On stage, Gifford was introduced as “the former U.S. Ambassador of Denmark and maybe the next president.” (The Dane who introduced him meant president of the U.S.—Denmark has a prime minister.) The whooping applause lasted for a full 30 seconds.
“Det er dejligt at være tilbage,” he told the audience. “It’s good to be back.” iPhones were out, pictures and videos being snapped.
Gifford’s PowerPoint started with an illustrated recap of Danish-American cultural stereotypes and misunderstandings (Americans see Danes as “beautiful blonde people”; Danes see Americans as “rich obnoxious people”). “I’ve spent the last three and a half years in Denmark trying to reassure [Danes] that their stereotype of the United States is not real. … And then we elected that guy as president,” he said, pointing to a slide of Trump.
He pivoted to a discussion of the U.S. electoral map (“I’ve always lived in these blue parts. … The rest of this, a lot of times, gets to make the decisions”) and a description of checks and balances built into the U.S. government. The system has worked, in his description: Trump administration ambitions on health care, climate, and immigration policy have been tempered by courts, Congress, or citizens.

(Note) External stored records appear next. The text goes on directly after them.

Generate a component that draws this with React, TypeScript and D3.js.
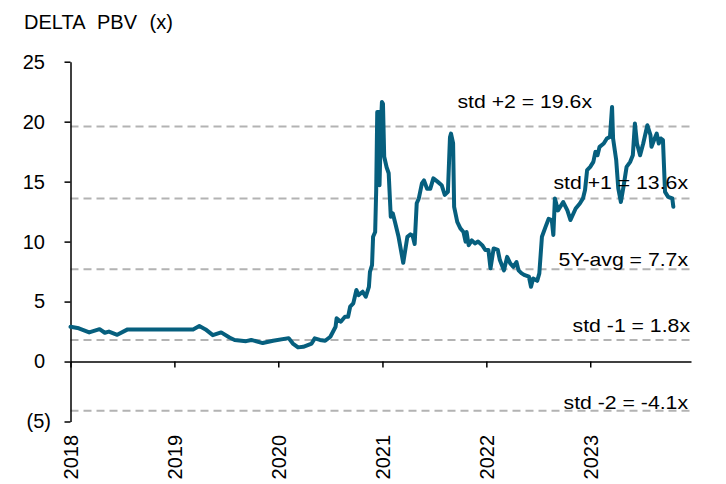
import { useEffect, useRef } from 'react'
import * as d3 from 'd3'

// decimal-year positions and PBV multiple
const dates = [
  2018.0, 2018.08, 2018.18, 2018.28, 2018.33, 2018.37, 2018.45, 2018.55, 2018.86, 2019.18,
  2019.24, 2019.3, 2019.37, 2019.45, 2019.53, 2019.58, 2019.69, 2019.74, 2019.85, 2019.95,
  2020.1, 2020.14, 2020.19, 2020.24, 2020.32, 2020.35, 2020.4, 2020.45, 2020.5, 2020.55,
  2020.56, 2020.6, 2020.64, 2020.67, 2020.69, 2020.72, 2020.75, 2020.77, 2020.81, 2020.84,
  2020.87, 2020.88, 2020.9, 2020.91, 2020.93, 2020.94, 2020.95, 2020.965, 2020.972, 2020.986,
  2020.995, 2021.005, 2021.017, 2021.04, 2021.06, 2021.08, 2021.1, 2021.12, 2021.155, 2021.2,
  2021.24, 2021.27, 2021.29, 2021.31, 2021.33, 2021.35, 2021.38, 2021.4, 2021.43, 2021.46,
  2021.49, 2021.53, 2021.57, 2021.6, 2021.63, 2021.65, 2021.66, 2021.68, 2021.69, 2021.72,
  2021.75, 2021.78, 2021.8, 2021.81, 2021.83, 2021.86, 2021.89, 2021.92, 2021.96, 2021.99,
  2022.02, 2022.04, 2022.07, 2022.11, 2022.13, 2022.17, 2022.2, 2022.23, 2022.26, 2022.29,
  2022.31, 2022.34, 2022.37, 2022.41, 2022.43, 2022.45, 2022.49, 2022.51, 2022.535, 2022.57,
  2022.6, 2022.63, 2022.645, 2022.66, 2022.69, 2022.74, 2022.78, 2022.81, 2022.86, 2022.9,
  2022.93, 2022.95, 2022.97, 2023.0, 2023.03, 2023.05, 2023.07, 2023.09, 2023.13, 2023.16,
  2023.19, 2023.21, 2023.22, 2023.25, 2023.27, 2023.295, 2023.32, 2023.35, 2023.385, 2023.41,
  2023.43, 2023.45, 2023.48, 2023.51, 2023.55, 2023.58, 2023.59, 2023.62, 2023.64, 2023.66,
  2023.68, 2023.7, 2023.72, 2023.75, 2023.79, 2023.8
]

const pbv = [
  2.9, 2.77, 2.43, 2.7, 2.4, 2.5, 2.23, 2.68, 2.68, 2.68,
  2.96, 2.68, 2.2, 2.43, 2.0, 1.8, 1.7, 1.8, 1.54, 1.73,
  1.95, 1.5, 1.18, 1.23, 1.5, 1.93, 1.8, 1.73, 2.07, 2.9,
  3.6, 3.32, 3.73, 3.73, 4.57, 4.85, 5.96, 5.54, 5.82, 5.4,
  6.23, 7.48, 8.04, 10.4, 10.8, 14.3, 20.8, 20.8, 14.7, 19.85,
  21.65, 21.5, 17.07, 16.2, 15.7, 12.07, 12.35, 11.65, 10.4, 8.23,
  10.4, 10.6, 10.5, 9.8, 13.2, 13.6, 14.85, 15.1, 14.4, 14.4,
  15.27, 15.0, 14.7, 13.9, 14.15, 18.7, 19.0, 18.2, 12.9, 11.65,
  11.1, 10.8, 10.0, 10.8, 9.7, 10.1, 9.85, 10.0, 9.7, 9.3,
  9.3, 7.77, 9.43, 9.3, 8.46, 7.6, 8.73, 8.18, 7.9, 8.3,
  7.6, 7.35, 7.2, 7.07, 6.23, 6.93, 6.73, 7.35, 10.4, 11.23,
  11.9, 11.8, 10.55, 13.6, 12.6, 13.3, 12.6, 11.8, 12.76, 13.18,
  13.6, 14.3, 15.96, 16.23, 16.65, 17.48, 17.2, 17.9, 18.18, 18.6,
  18.73, 21.23, 18.6, 16.8, 14.43, 13.3, 14.57, 16.23, 16.65, 17.2,
  19.85, 18.18, 17.2, 18.18, 19.7, 18.87, 17.9, 18.6, 19.0, 18.18,
  18.6, 18.46, 14.15, 13.73, 13.6, 12.9
]

const bandValues = [19.6, 13.6, 7.7, 1.8, -4.1]
const bandLabels = ['std +2 = 19.6x', 'std +1 = 13.6x', '5Y-avg = 7.7x', 'std -1 = 1.8x', 'std -2 = -4.1x']
const yTicks = [25, 20, 15, 10, 5, 0, -5]
const yearTicks = [2018, 2019, 2020, 2021, 2022, 2023]

const toDate = (dy: number) => {
  const y = Math.floor(dy)
  const a = Date.UTC(y, 0, 1)
  const b = Date.UTC(y + 1, 0, 1)
  return new Date(a + (dy - y) * (b - a))
}

export default function App() {
  const svgRef = useRef<SVGSVGElement>(null)

  useEffect(() => {
    if (!svgRef.current) return
    const svg = d3.select(svgRef.current)
    svg.selectAll('*').remove()

    const font = '"Liberation Sans", Arial, sans-serif'
    const series = dates.map((d, i) => ({ date: toDate(d), v: pbv[i] }))

    const x = d3.scaleUtc()
      .domain([toDate(2018), toDate(2023.97)])
      .range([70.5, 691])
    const y = d3.scaleLinear()
      .domain([-5, 25])
      .range([421.5, 61.7])

    // title
    svg.append('text')
      .attr('x', 24)
      .attr('y', 29)
      .attr('font-family', font)
      .attr('font-size', 20)
      .attr('word-spacing', 7)
      .attr('fill', '#000')
      .text('DELTA PBV (x)')

    // dashed std / average lines
    svg.append('g')
      .selectAll('line')
      .data(bandValues)
      .join('line')
      .attr('x1', x.range()[0])
      .attr('x2', x.range()[1])
      .attr('y1', d => y(d))
      .attr('y2', d => y(d))
      .attr('stroke', '#b3b3b3')
      .attr('stroke-width', 2)
      .attr('stroke-dasharray', '8,5')

    // x axis sitting on zero
    const xAxis = svg.append('g')
      .attr('transform', `translate(0,${y(0)})`)
      .call(d3.axisBottom(x)
        .tickValues(yearTicks.map(toDate))
        .tickSize(6)
        .tickSizeOuter(0)
        .tickFormat(d => d3.utcFormat('%Y')(d as Date)))
    xAxis.select('.domain').attr('stroke', '#000').attr('stroke-width', 1.5)
    xAxis.selectAll('.tick line').attr('stroke', '#000').attr('stroke-width', 1.5)
    xAxis.selectAll('text')
      .attr('font-family', font)
      .attr('font-size', 20)
      .attr('fill', '#000')
      .attr('y', 0)
      .attr('x', -(435 - y(0)))
      .attr('dy', '0.36em')
      .attr('transform', 'rotate(-90)')
      .style('text-anchor', 'end')

    // y axis
    const yAxis = svg.append('g')
      .attr('transform', `translate(${x.range()[0]},0)`)
      .call(d3.axisLeft(y)
        .tickValues(yTicks)
        .tickSize(6)
        .tickSizeOuter(0)
        .tickPadding(19.5)
        .tickFormat(d => (+d < 0 ? `(${-d})` : `${d}`)))
    yAxis.select('.domain').attr('stroke', '#000').attr('stroke-width', 1.5)
    yAxis.selectAll('.tick line').attr('stroke', '#000').attr('stroke-width', 1.5)
    yAxis.selectAll<SVGTextElement, number>('text')
      .attr('font-family', font)
      .attr('font-size', 20)
      .attr('fill', '#000')
      .attr('x', d => (d < 0 ? -19.5 : -25.5))

    // PBV line
    const line = d3.line<typeof series[0]>()
      .x(d => x(d.date))
      .y(d => y(d.v))

    svg.append('path')
      .datum(series)
      .attr('fill', 'none')
      .attr('stroke', '#065f7e')
      .attr('stroke-width', 4)
      .attr('stroke-linejoin', 'round')
      .attr('stroke-linecap', 'round')
      .attr('d', line)

    // band labels
    const labelRight = [592, 688, 688, 690, 688]
    const labelDy = [-18, -9, -3.5, -8, -1.5]
    svg.append('g')
      .selectAll('text')
      .data(bandLabels)
      .join('text')
      .attr('transform', (d, i) => `translate(${labelRight[i]},${y(bandValues[i]) + labelDy[i]}) scale(1.18,1)`)
      .attr('text-anchor', 'end')
      .attr('font-family', font)
      .attr('font-size', 18)
      .attr('fill', '#000')
      .text(d => d)
  }, [])

  return (
    <div style={{ position: 'absolute', left: 0, top: 0 }}>
      <svg ref={svgRef} width={726} height={484} style={{ display: 'block', background: '#fff' }} />
    </div>
  )
}
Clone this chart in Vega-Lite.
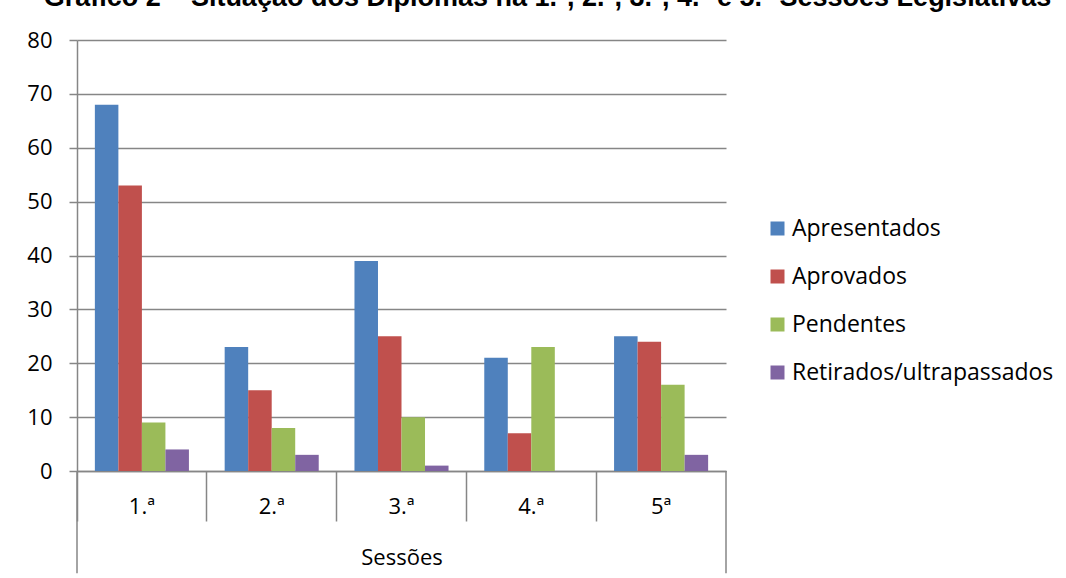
{
  "$schema": "https://vega.github.io/schema/vega-lite/v6.json",
  "width": 649,
  "height": 431,
  "autosize": {"type": "none"},
  "padding": {"left": 77, "top": 40, "right": 340, "bottom": 107},
  "background": "white",
  "title": {
    "text": "Gráfico 2 – Situação dos Diplomas na 1.ª, 2.ª, 3.ª, 4.ª e 5.ª Sessões Legislativas",
    "font": "Liberation Sans",
    "fontSize": 27,
    "fontWeight": "bold",
    "color": "black",
    "anchor": "middle",
    "frame": "group",
    "baseline": "alphabetic",
    "offset": 5,
    "dx": 146,
    "dy": 9
  },
  "config": {
    "view": {"stroke": null},
    "font": "Open Sans",
    "axis": {
      "labelFont": "Open Sans",
      "titleFont": "Open Sans",
      "labelColor": "black",
      "titleColor": "black",
      "labelFontSize": 22,
      "titleFontSize": 22,
      "titleFontWeight": "normal",
      "domainColor": "#868686",
      "tickColor": "#868686",
      "gridColor": "#868686",
      "domainWidth": 1.5,
      "tickWidth": 1.5,
      "gridWidth": 1.5
    },
    "legend": {"labelFont": "Open Sans", "labelFontSize": 23, "labelColor": "black", "labelLimit": 400}
  },
  "data": {
    "values": [
      {"Sessao": "1.ª", "Situacao": "Apresentados", "Valor": 68},
      {"Sessao": "1.ª", "Situacao": "Aprovados", "Valor": 53},
      {"Sessao": "1.ª", "Situacao": "Pendentes", "Valor": 9},
      {"Sessao": "1.ª", "Situacao": "Retirados/ultrapassados", "Valor": 4},
      {"Sessao": "2.ª", "Situacao": "Apresentados", "Valor": 23},
      {"Sessao": "2.ª", "Situacao": "Aprovados", "Valor": 15},
      {"Sessao": "2.ª", "Situacao": "Pendentes", "Valor": 8},
      {"Sessao": "2.ª", "Situacao": "Retirados/ultrapassados", "Valor": 3},
      {"Sessao": "3.ª", "Situacao": "Apresentados", "Valor": 39},
      {"Sessao": "3.ª", "Situacao": "Aprovados", "Valor": 25},
      {"Sessao": "3.ª", "Situacao": "Pendentes", "Valor": 10},
      {"Sessao": "3.ª", "Situacao": "Retirados/ultrapassados", "Valor": 1},
      {"Sessao": "4.ª", "Situacao": "Apresentados", "Valor": 21},
      {"Sessao": "4.ª", "Situacao": "Aprovados", "Valor": 7},
      {"Sessao": "4.ª", "Situacao": "Pendentes", "Valor": 23},
      {"Sessao": "4.ª", "Situacao": "Retirados/ultrapassados", "Valor": 0},
      {"Sessao": "5ª", "Situacao": "Apresentados", "Valor": 25},
      {"Sessao": "5ª", "Situacao": "Aprovados", "Valor": 24},
      {"Sessao": "5ª", "Situacao": "Pendentes", "Valor": 16},
      {"Sessao": "5ª", "Situacao": "Retirados/ultrapassados", "Valor": 3}
    ]
  },
  "layer": [
    {
      "mark": {"type": "bar"},
      "encoding": {
        "x": {
          "field": "Sessao",
          "type": "nominal",
          "sort": ["1.ª", "2.ª", "3.ª", "4.ª", "5ª"],
          "scale": {"paddingInner": 0, "paddingOuter": 0},
          "axis": {
            "title": "Sessões",
            "labelAngle": 0,
            "bandPosition": 0,
            "tickSize": 50,
            "labelOffset": 0,
            "labelBaseline": "middle",
            "labelPadding": -15,
            "titlePadding": 26,
            "grid": false
          }
        },
        "xOffset": {
          "field": "Situacao",
          "type": "nominal",
          "sort": ["Apresentados", "Aprovados", "Pendentes", "Retirados/ultrapassados"],
          "scale": {"paddingInner": 0, "paddingOuter": 0.76}
        },
        "y": {
          "field": "Valor",
          "type": "quantitative",
          "scale": {"domain": [0, 80], "nice": false},
          "axis": {
            "title": null,
            "values": [0, 10, 20, 30, 40, 50, 60, 70, 80],
            "tickSize": 8,
            "labelPadding": 17,
            "grid": true
          }
        },
        "color": {
          "field": "Situacao",
          "type": "nominal",
          "sort": ["Apresentados", "Aprovados", "Pendentes", "Retirados/ultrapassados"],
          "scale": {
            "domain": ["Apresentados", "Aprovados", "Pendentes", "Retirados/ultrapassados"],
            "range": ["#4F81BD", "#C0504D", "#9BBB59", "#8064A2"]
          },
          "legend": {
            "title": null,
            "orient": "none",
            "legendX": 689,
            "legendY": 177,
            "symbolType": "square",
            "symbolSize": 196,
            "symbolStrokeWidth": 0,
            "labelOffset": 3,
            "rowPadding": 24
          }
        }
      }
    },
    {
      "data": {"values": [{"Sessao": "1.ª", "Inicio": 0, "Fim": -19}]},
      "mark": {"type": "rule", "color": "#868686", "strokeWidth": 1.5},
      "encoding": {
        "x": {"field": "Sessao", "type": "nominal", "bandPosition": 0},
        "y": {"field": "Inicio", "type": "quantitative"},
        "y2": {"field": "Fim"}
      }
    },
    {
      "data": {"values": [{"Sessao": "5ª", "Inicio": 0, "Fim": -19}]},
      "mark": {"type": "rule", "color": "#868686", "strokeWidth": 1.5},
      "encoding": {
        "x": {"field": "Sessao", "type": "nominal", "bandPosition": 1},
        "y": {"field": "Inicio", "type": "quantitative"},
        "y2": {"field": "Fim"}
      }
    }
  ]
}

Audience questions ranged in topic from Citizens United to how Gifford’s dog is doing. (“She’s been happier,” said DeVincent, a veterinarian, who had joined his husband onstage for the second half of the program.)
“Maybe this is what people needed, in some ways,” Gifford said of the election. He was referring to Americans, though he sees the rejection of right-wing populism in recent western European elections as another sign of the 2016 wake-up call’s force.  “Maybe we can take this election and do something, go somewhere big, go somewhere bold, and maybe, maybe, maybe change the world in a way that no one expected.”
When it’s over, Gifford and DeVincent take pictures with the hundreds of people waiting in a receiving line to meet them.
To the extent that diplomacy is about showing up and listening, Gifford’s lack of a job title doesn’t seem like much of an obstacle to doing the job. Charlotte and Tobias Rasmussen, a young couple who sat in the front row, told me they traveled and hour and a half to see Gifford in person, and get a break from Trump-dominated Danish media coverage of American politics. “Even though the title of the lecture is ‘I was the ambassador,’ he’s doing a great job still promoting this relationship between America and Denmark,” Charlotte told me.
It remains to be seen whether he’ll be able to evoke the same kind of enthusiasm in Massachusetts—where, after all, before 2017 he hadn’t lived for two decades. The district he’s set his sights on is home to family and friends, and prides itself on its military tradition and its status as a clean energy hub—two of Gifford’s interest areas as ambassador. The state, of course, consistently votes Democratic by a wide margin. Still, the ideas he articulated in Denmark to an audience broadly sold on ideas like the welfare state and free movement of people might need some reframing before he brings it to small-town New England.
He will not, he insists, “try to be somebody I’m not or run away from my résumé.” He knows he’ll be seen as an outsider. But as with diplomacy, Gifford believes earning people’s trust is at base about communicating with them. “My belief fundamentally,” he said, “is that human beings respond to the same kinds of messaging whether you’re Danish, American, or whatever.” Massachusetts voters may soon get the chance to put this theory to the test.